I turn to run, but somewhere beyond my conscious mind, I have a vague understanding that fleeing would trigger the animal’s prey instinct. It takes everything I have to resist running. I pivot to an alternate route, keeping my pace steady, targeting the pool of a distant security light, even though I know the light cannot save me. When I realize this, I mutter to myself: The light cannot save you. That’s when it registers: I might have set out on my firefly pilgrimage because I wanted to revel in light, but what I needed was a reconciliation with darkness.

Fireflies are light bearers, but—blue ghosts notwithstanding—it is the darkness between most species’ flashes that reveals their true character. Without intermittent darkness, there would be no firefly music, no signal, no communication. There would be no synchronized light shows, no J-stroke patterns from the common big dipper. There would only be glare. Stars are, after all, in the sky above us, even at midday, but we only see them when the sun takes its leave. Because, while it’s true that only light can drive out darkness, there are some forms of light that only darkness can reveal.

We live in an age that’s asking us to get comfortable with constant disruption. There will always be, as there always have been, threats beyond our line of sight. But as we venture into the unknown, we also stand to encounter wonders yet unimaginable. Of this, I needed to be reminded. I keep walking.

When I’m half a mile from the site of my bobcat encounter, I slow my pace. Out of the corner of my eye, a lone firefly is blinking in what appears to be the synchronous species’ recognizable pattern. It repeats, with a dark pause that holds, beat after beat. I cannot imagine that I’ve found a synchronous firefly, but I’m no longer willing to discount the potential of any patch of land in Southern Appalachia.

There are, in my best estimation, half a dozen firefly dialects being spoken here. These creatures are getting their bearings in a place that, up until now, they’ve only seen from ground level. We are simultaneously gaining new perspective of our shared habitat. In their presence, my shoulders—long tense and recently tightened by the breath of a bobcat—begin to soften. I realize that, in facing the fight-or-flight unknowns of night, even my hand muscles have clenched. I consciously unfurl my fists to accept darkness as a gift.

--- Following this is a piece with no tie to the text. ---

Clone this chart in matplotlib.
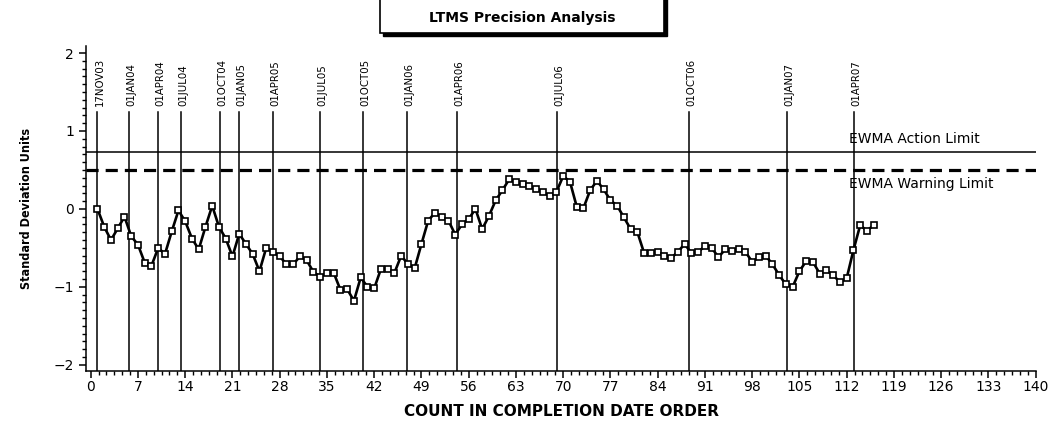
import matplotlib
matplotlib.use('Agg')
import matplotlib.pyplot as plt
from matplotlib.patches import Rectangle
from matplotlib.ticker import MultipleLocator

# EWMA values, one per test, in completion order
ewma = [0.00, -0.23, -0.40, -0.25, -0.10, -0.35, -0.46, -0.69, -0.73, -0.50,
        -0.58, -0.29, -0.02, -0.16, -0.38, -0.52, -0.23, 0.04, -0.23, -0.38,
        -0.61, -0.32, -0.45, -0.58, -0.80, -0.50, -0.55, -0.61, -0.71, -0.71,
        -0.61, -0.66, -0.81, -0.87, -0.82, -0.82, -1.04, -1.03, -1.18, -0.88,
        -1.00, -1.02, -0.77, -0.77, -0.82, -0.60, -0.71, -0.76, -0.45, -0.15,
        -0.05, -0.11, -0.15, -0.33, -0.20, -0.13, 0.00, -0.26, -0.09, 0.11,
        0.24, 0.38, 0.34, 0.32, 0.29, 0.26, 0.22, 0.16, 0.22, 0.42,
        0.35, 0.03, 0.01, 0.24, 0.36, 0.25, 0.11, 0.04, -0.11, -0.26,
        -0.30, -0.57, -0.56, -0.55, -0.60, -0.63, -0.55, -0.45, -0.57, -0.55,
        -0.48, -0.50, -0.62, -0.52, -0.54, -0.52, -0.55, -0.68, -0.62, -0.60,
        -0.71, -0.85, -0.97, -1.00, -0.80, -0.67, -0.68, -0.83, -0.79, -0.85,
        -0.94, -0.89, -0.53, -0.21, -0.28, -0.21]
count = list(range(1, len(ewma) + 1))

# date reference lines
ref_x = [1, 5.7, 10, 13.4, 19.1, 21.9, 27, 34, 40.4, 46.9, 54.3, 69.1, 88.6, 103.1, 113.1]
ref_lab = ['17NOV03', '01JAN04', '01APR04', '01JUL04', '01OCT04', '01JAN05', '01APR05',
           '01JUL05', '01OCT05', '01JAN06', '01APR06', '01JUL06', '01OCT06', '01JAN07',
           '01APR07']

action_limit = 0.735
warning_limit = 0.50

fig = plt.figure(figsize=(10.6, 4.23), dpi=100)
ax = fig.add_axes([86/1060, 52/423, 950/1060, 325/423])

narrow = ['Liberation Sans Narrow', 'DejaVu Sans']

for xv, lab in zip(ref_x, ref_lab):
    ax.plot([xv, xv], [-2.1, 1.24], color='black', lw=1.1, zorder=1)
    ax.text(xv + 0.35, 1.32, lab, rotation=90, ha='center', va='bottom',
            fontsize=8.2, family=narrow, fontstretch='condensed')

ax.axhline(action_limit, color='black', lw=1.1, zorder=1)
ax.axhline(warning_limit, color='black', lw=2.3, ls=(0, (3.8, 2.2)), zorder=1)
ax.text(112.3, action_limit + 0.07, 'EWMA Action Limit', fontsize=10, va='bottom', ha='left')
ax.text(112.3, warning_limit - 0.09, 'EWMA Warning Limit', fontsize=10, va='top', ha='left')

ax.plot(count, ewma, color='black', lw=1.9, marker='s', ms=5, mfc='white',
        mec='black', mew=1.2, zorder=3)

ax.set_xlim(-0.7, 140.05)
ax.set_ylim(-2.08, 2.09)
ax.spines['top'].set_visible(False)
ax.spines['right'].set_visible(False)
ax.spines['left'].set_linewidth(1.1)
ax.spines['bottom'].set_linewidth(1.1)

ax.xaxis.set_major_locator(MultipleLocator(7))
ax.xaxis.set_minor_locator(MultipleLocator(7/6))
ax.yaxis.set_major_locator(MultipleLocator(1))
ax.yaxis.set_minor_locator(MultipleLocator(0.1))
ax.tick_params(axis='both', which='major', direction='out', length=5, width=1.1, labelsize=10)
ax.tick_params(axis='both', which='minor', direction='out', length=3, width=1.0)
ax.tick_params(axis='x', pad=1.5)

ax.set_xlabel('COUNT IN COMPLETION DATE ORDER', fontsize=11, fontweight='bold', labelpad=7)
ax.set_ylabel('Standard Deviation Units', fontsize=9, fontweight='bold', family=narrow,
              fontstretch='condensed', labelpad=15)

# title box with drop shadow
bx, by, bw, bh = 380/1060, 390/423, 284/1060, 40/423
fig.patches.append(Rectangle((bx + 3/1060, by - 3/423), bw, bh, transform=fig.transFigure,
                             facecolor='black', edgecolor='black', lw=1))
fig.patches.append(Rectangle((bx, by), bw, bh, transform=fig.transFigure,
                             facecolor='white', edgecolor='black', lw=1.2))
fig.text(bx + bw/2, 405/423, 'LTMS Precision Analysis', ha='center', va='center',
         fontsize=10, fontweight='bold')

fig.savefig('out.png', dpi=100)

It was only after I started communing with fireflies that I discovered that foxfire, the region’s famed bioluminescent fungi, isn’t a single species, as I’ve always thought; it’s a term used for a myriad of glowing organisms that people once collected from the forest floor to serve as lanterns. These mountains are full of hooting owls and entire landscapes that bloom only when touched by the moon. I’m beginning to know darkness, for the first time in my life, not as a realm of unknowns best avoided, but rather as a potential state of enchantment. I begin to wonder: If fireflies can be unexpected mentors of meaning, what might moths and salamanders and the other living marvels of this dark landscape have to teach?

Slowly, entire constellations of fireflies rise from the coal-black earth around me, twinkling with oxygen. I attempt to align with their rhythm: Inhale, light. Exhale, dark. We are breathing, in sync, on this complicated planet. And even the deepest parts of the valley I’m standing in are pulsating with life, illuminated.